At the other end of the scale, aerospace systems depend heavily on check valves. NASA has used them across the Saturn launch vehicles, the Space Shuttle Main Engine, and the Solid Rocket Booster program to control propellant and gas flow. Ball-type check valves handle smaller flows, while poppet-type valves manage the large flow rates needed in rocket engines. Five check valves in the Space Shuttle Main Engine’s pneumatic control system performed without a single in-flight failure across all missions.

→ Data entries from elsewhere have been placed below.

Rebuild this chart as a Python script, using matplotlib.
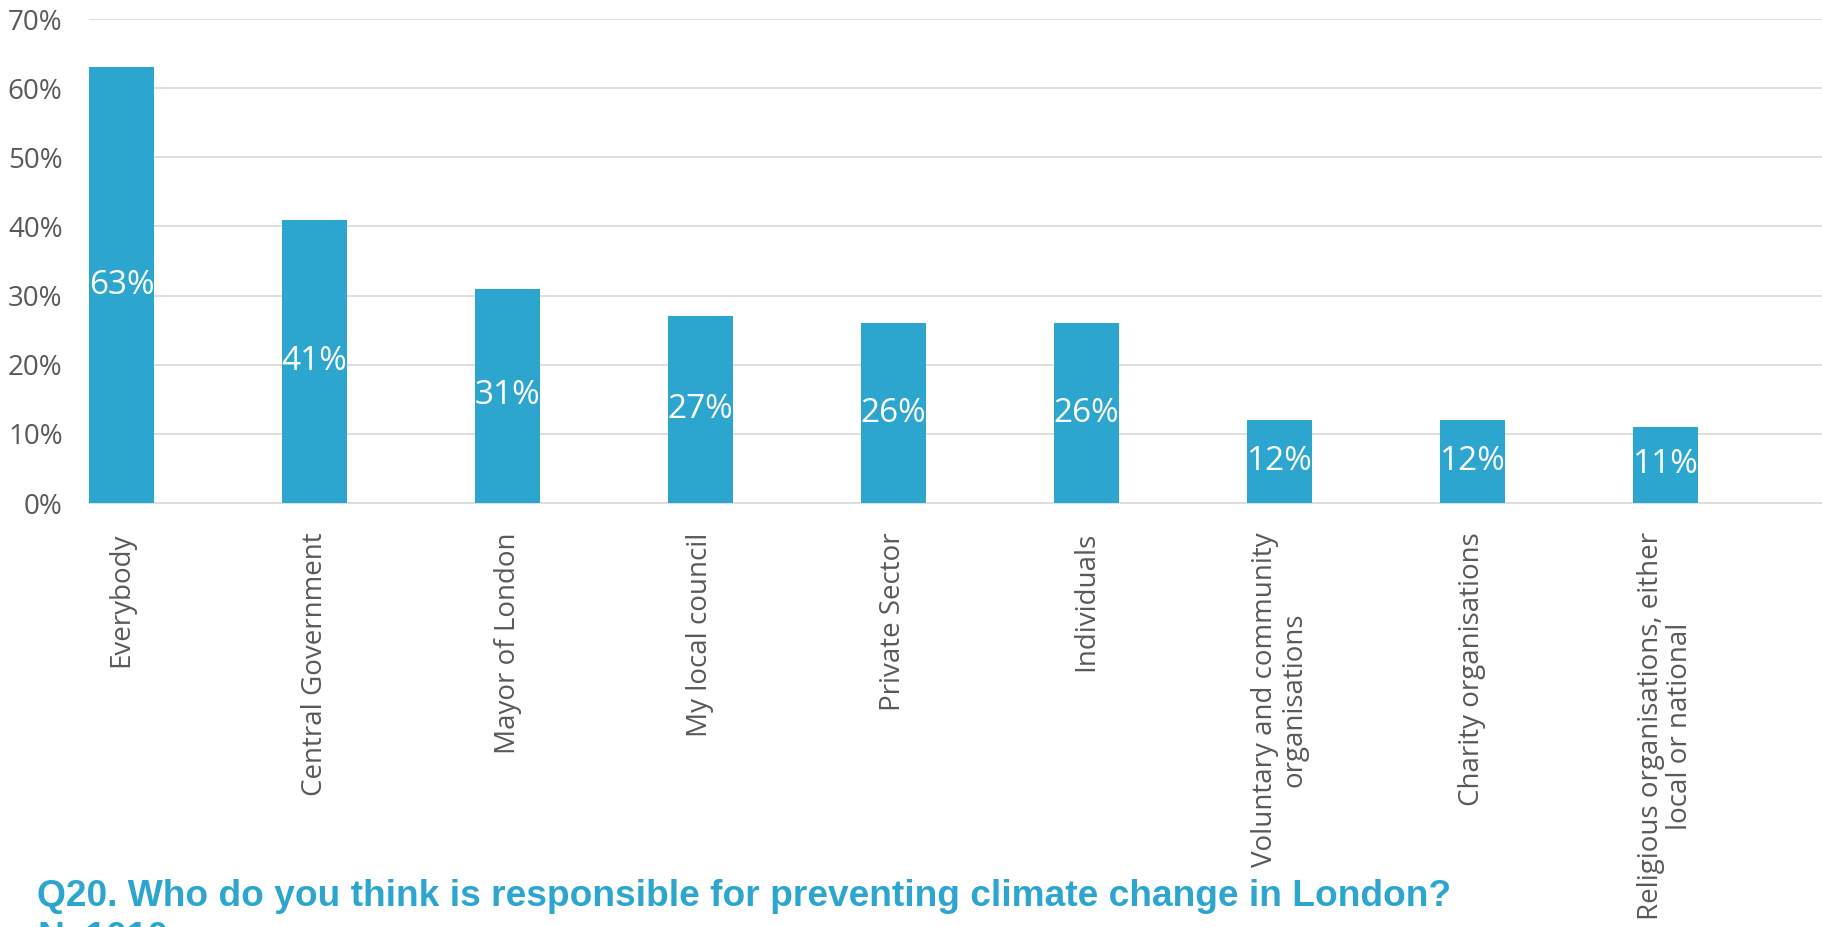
import matplotlib
matplotlib.use("Agg")
import matplotlib.pyplot as plt
from matplotlib.ticker import FuncFormatter

categories = ["Everybody", "Central Government", "Mayor of London", "My local council",
              "Private Sector", "Individuals", "Voluntary and community\norganisations",
              "Charity organisations", "Religious organisations, either\nlocal or national"]
values = [63, 41, 31, 27, 26, 26, 12, 12, 11]

title = "Q20. Who do you think is responsible for preventing climate change in London?"
subtitle = "N=1010"

blue = "#2ca5cf"
grey_text = "#595959"
grid_col = "#d9d9d9"

plt.rcParams['font.family'] = ['Open Sans', 'DejaVu Sans']

W, H = 1822, 927
fig = plt.figure(figsize=(W / 100, H / 100), dpi=100)
ax = fig.add_axes([89 / W, (H - 503) / H, (W - 89) / W, (503 - 19) / H])

bw = 65 / 193
x = list(range(len(values)))
bars = ax.bar(x, values, width=bw, color=blue, zorder=3)

for xi, v in zip(x, values):
    ax.text(xi, v / 2, "%d%%" % v, ha="center", va="center", color="white", fontsize=24, zorder=4)

ax.set_ylim(0, 70)
ax.set_xlim(-bw / 2, (W - 121.5) / 193)
ax.set_yticks(range(0, 71, 10))
ax.yaxis.set_major_formatter(FuncFormatter(lambda v, p: "%d%%" % v))
ax.yaxis.grid(True, color=grid_col, linewidth=1.2, zorder=0)
ax.set_axisbelow(True)

ax.set_xticks(x)
ax.set_xticklabels(categories, rotation=90, multialignment="center", linespacing=1.05)
ax.tick_params(axis="x", length=0, pad=21, labelsize=20, labelcolor=grey_text)
ax.tick_params(axis="y", length=0, pad=19, labelsize=20, labelcolor=grey_text)

for s in ["top", "right", "left"]:
    ax.spines[s].set_visible(False)
ax.spines["bottom"].set_color(grid_col)
ax.spines["bottom"].set_linewidth(1.2)

fig.text(37 / W, (H - 906) / H, title, fontsize=26.7, fontweight="bold", color=blue,
         family="Liberation Sans", va="baseline", ha="left")
fig.text(37 / W, (H - 921) / H, subtitle, fontsize=26.7, fontweight="bold", color=blue,
         family="Liberation Sans", va="top", ha="left")

fig.savefig("out.png", dpi=100)
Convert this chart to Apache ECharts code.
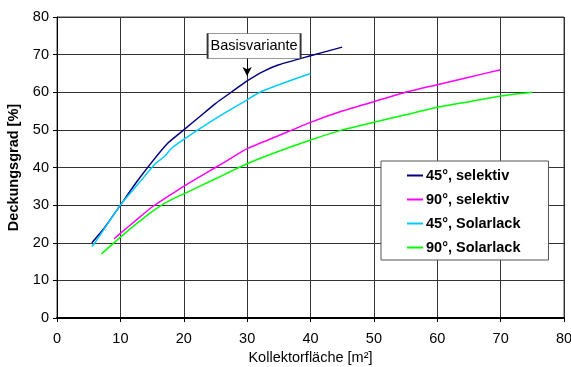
<!DOCTYPE html>
<html><head><meta charset="utf-8">
<script src="https://cdn.jsdelivr.net/npm/echarts@6/dist/echarts.min.js"></script>
<style>html,body{margin:0;padding:0;background:#fff}#c{width:571px;height:367px}</style>
</head><body><div id="c"></div>
<script>
const seriesNames = ['45°, selektiv', '90°, selektiv', '45°, Solarlack', '90°, Solarlack'];
const sel45 = [[5.5,20],[7.5,24],[10,30],[12.5,36],[15,41.5],[17.5,46.5],[20,50],[22.5,53.5],[25,57],[27.5,60],[30,63],[32.5,65.5],[35,67.3],[40,69.7],[45,72]];
const sel90 = [[9,21],[10,22.5],[12.5,26],[15,29.5],[17.5,32.3],[20,35],[22.5,37.5],[25,40],[27.5,42.5],[30,45],[35,48.5],[40,52],[45,55],[50,57.5],[55,60],[60,62],[65,64],[70,66]];
const sol45 = [[5.5,19],[6,20],[10,30],[13,36],[15.5,41],[17,43],[18,45],[20,47.5],[25,53],[30,58],[32,60],[35,62],[40,65]];
const sol90 = [[7,17],[10,21.5],[12.5,25],[15,28.3],[17.5,31],[20,33],[25,37],[30,41],[35,44.3],[40,47.3],[45,50],[50,52],[55,54],[60,56],[65,57.5],[70,59],[75,60]];
const colors = ['#000080', '#ff00ff', '#00ccff', '#00ff00'];
const annotationText = 'Basisvariante';
const annotationPoint = [30, 63];
const annotationBox = [31.1, 72.3];

const font = 'Liberation Sans, Arial, sans-serif';
const fs = 14.5;
const chart = echarts.init(document.getElementById('c'), null, {renderer: 'canvas'});
const data = [sel45, sel90, sol45, sol90];
const series = data.map((d, i) => ({
  name: seriesNames[i], type: 'line', data: d, showSymbol: false, symbol: 'none',
  smooth: 0.2, lineStyle: {color: colors[i], width: 1.5}, itemStyle: {color: colors[i]}, z: 3
}));
series[0].markLine = {
  silent: true, symbol: ['none', 'arrow'], symbolSize: [7, 9],
  lineStyle: {color: '#000', width: 1, type: 'solid'}, label: {show: false},
  data: [[{coord: [annotationPoint[0], 69.1]}, {coord: [annotationPoint[0], 64.3]}]]
};
series[0].markPoint = {
  silent: true, symbol: 'rect', symbolSize: [93, 25],
  itemStyle: {color: '#fff', borderColor: '#333', borderWidth: 1},
  label: {show: true, formatter: annotationText, color: '#000', fontFamily: font, fontSize: fs},
  data: [{coord: annotationBox}]
};
chart.setOption({
  animation: false,
  color: colors,
  grid: {left: 57, right: 7, top: 17, bottom: 49, show: true, borderColor: '#444', borderWidth: 1, outerBoundsMode: 'none', containLabel: false},
  xAxis: {
    type: 'value', min: 0, max: 80, interval: 10,
    name: 'Kollektorfläche [m²]', nameLocation: 'middle', nameGap: 30,
    nameTextStyle: {fontFamily: font, fontSize: fs, color: '#000'},
    axisLine: {show: true, lineStyle: {color: '#000', width: 2}},
    axisTick: {show: true, length: 4, lineStyle: {color: '#000'}},
    axisLabel: {fontFamily: font, fontSize: fs, color: '#000', margin: 13},
    splitLine: {show: true, lineStyle: {color: '#333', width: 1}}
  },
  yAxis: {
    type: 'value', min: 0, max: 80, interval: 10,
    name: 'Deckungsgrad [%]', nameLocation: 'middle', nameGap: 29, nameRotate: 90,
    nameTextStyle: {fontFamily: font, fontSize: fs, fontWeight: 'bold', color: '#000'},
    axisLine: {show: true, lineStyle: {color: '#000', width: 1}},
    axisTick: {show: true, length: 4, lineStyle: {color: '#000'}},
    axisLabel: {fontFamily: font, fontSize: fs, color: '#000', margin: 8},
    splitLine: {show: true, lineStyle: {color: '#333', width: 1}}
  },
  legend: {
    orient: 'vertical', left: 381, top: 161,
    padding: [7, 28, 5, 26], itemGap: 9, itemWidth: 16, itemHeight: 2,
    icon: 'rect', backgroundColor: '#fff', borderColor: '#555', borderWidth: 1,
    textStyle: {fontFamily: font, fontSize: fs, fontWeight: 'bold', color: '#000', lineHeight: 15, padding: [0, 0, 0, -2]},
    data: seriesNames
  },
  series: series
});
</script></body></html>
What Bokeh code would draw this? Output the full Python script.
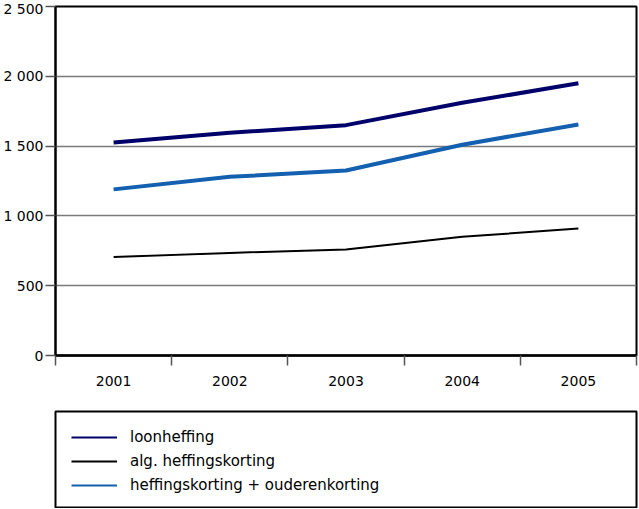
from bokeh.plotting import figure
from bokeh.models import Range1d, FixedTicker, Legend, LegendItem
from bokeh.layouts import column
from bokeh.embed import file_html
from bokeh.resources import INLINE

years = ["2001", "2002", "2003", "2004", "2005"]
loonheffing = [1525, 1595, 1650, 1810, 1950]
alg_heffingskorting = [705, 735, 760, 850, 910]
heffingskorting_ouderen = [1190, 1280, 1325, 1510, 1655]
y_ticks = [0, 500, 1000, 1500, 2000, 2500]
y_tick_labels = ["0", "500", "1 000", "1 500", "2 000", "2 500"]

NAVY = "#00006b"
BLUE = "#135fb0"
FONT = "DejaVu Sans"

xs = [i + 0.5 for i in range(len(years))]
bounds = list(range(len(years) + 1))

p = figure(width=638, height=410, x_range=Range1d(0, len(years)), y_range=Range1d(0, 2500),
           output_backend="svg", toolbar_location=None,
           min_border_left=55, min_border_right=2, min_border_top=6, min_border_bottom=55)
p.outline_line_color = "black"
p.outline_line_width = 2
p.xgrid.visible = False
p.ygrid.ticker = FixedTicker(ticks=y_ticks)
p.ygrid.grid_line_color = "#7a7a7a"
p.ygrid.grid_line_width = 1.5

p.yaxis.ticker = FixedTicker(ticks=y_ticks)
p.yaxis.major_label_overrides = {t: l for t, l in zip(y_ticks, y_tick_labels)}
p.yaxis.major_tick_out = 10
p.yaxis.major_tick_in = 0
p.yaxis.major_tick_line_color = "#555555"
p.yaxis.major_tick_line_width = 1.5
p.yaxis.minor_tick_line_color = None
p.yaxis.major_label_standoff = 2
p.yaxis.axis_line_width = 2
p.yaxis.major_label_text_font = FONT
p.yaxis.major_label_text_font_size = "14px"
p.yaxis.major_label_text_color = "black"

p.xaxis.ticker = FixedTicker(ticks=xs, minor_ticks=bounds)
p.xaxis.major_label_overrides = {x: y for x, y in zip(xs, years)}
p.xaxis.major_tick_line_color = None
p.xaxis.major_tick_out = 0
p.xaxis.major_tick_in = 0
p.xaxis.minor_tick_out = 10
p.xaxis.minor_tick_in = 0
p.xaxis.minor_tick_line_color = "#555555"
p.xaxis.minor_tick_line_width = 1.5
p.xaxis.major_label_standoff = 10
p.xaxis.axis_line_width = 2.5
p.xaxis.major_label_text_font = FONT
p.xaxis.major_label_text_font_size = "14px"
p.xaxis.major_label_text_color = "black"

p.line(xs, alg_heffingskorting, line_color="black", line_width=2)
p.line(xs, heffingskorting_ouderen, line_color=BLUE, line_width=4)
p.line(xs, loonheffing, line_color=NAVY, line_width=4)

# legend panel: proxies use the same data but lie outside this panel's visible range
lg = figure(width=638, height=98, x_range=Range1d(0, 1), y_range=Range1d(0, 1),
            x_axis_type=None, y_axis_type=None, output_backend="svg", toolbar_location=None,
            min_border_left=55, min_border_right=2, min_border_top=1, min_border_bottom=1)
lg.outline_line_color = "black"
lg.outline_line_width = 2
r1 = lg.line(xs, loonheffing, line_color=NAVY, line_width=2)
r2 = lg.line(xs, alg_heffingskorting, line_color="black", line_width=2)
r3 = lg.line(xs, heffingskorting_ouderen, line_color=BLUE, line_width=2)
legend = Legend(items=[LegendItem(label="loonheffing", renderers=[r1]),
                       LegendItem(label="alg. heffingskorting", renderers=[r2]),
                       LegendItem(label="heffingskorting + ouderenkorting", renderers=[r3])],
                location="top_left", margin=16, padding=0, border_line_color=None,
                background_fill_alpha=0, glyph_width=46, glyph_height=20, label_height=20,
                label_standoff=13, spacing=4, label_text_font=FONT,
                label_text_font_size="15px", label_text_color="black")
lg.add_layout(legend)

layout = column(p, lg, spacing=0)
open("out.html", "w").write(file_html(layout, INLINE))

What Happens When Check Valves Fail
The most immediate consequence of a failed check valve is backflow, where fluid reverses direction and contaminates or damages the system it was supposed to protect. But a subtler and often more destructive problem is water hammer. This is a pressure surge that occurs when fluid in motion is suddenly stopped, typically when a valve slams shut too abruptly.
Swing check valves are particularly prone to causing water hammer because they rely on reverse flow to close. There’s a brief window where fluid flows backward before the flap slams into its seat. That sudden stop sends a shockwave through the piping. When severe enough, water hammer can rupture pipes, damage pumps and fittings, loosen pipe supports, and create excessive noise and vibration throughout the system.
Proper sizing is one of the most effective ways to prevent these failures. An oversized check valve won’t open fully during normal flow, which means the disc or ball flutters instead of holding steady. This accelerates wear and increases the chance of slamming. Non-slam check valves, which use spring-assisted closure to shut the valve before reverse flow builds momentum, are specifically designed to eliminate water hammer in vulnerable systems.
Debris, corrosion, and seat wear also cause failures over time. Any particle that lodges between the ball or disc and its seat prevents a complete seal, allowing backflow even when the valve appears to be working. Regular inspection matters most in systems carrying fluids with suspended solids or corrosive chemicals.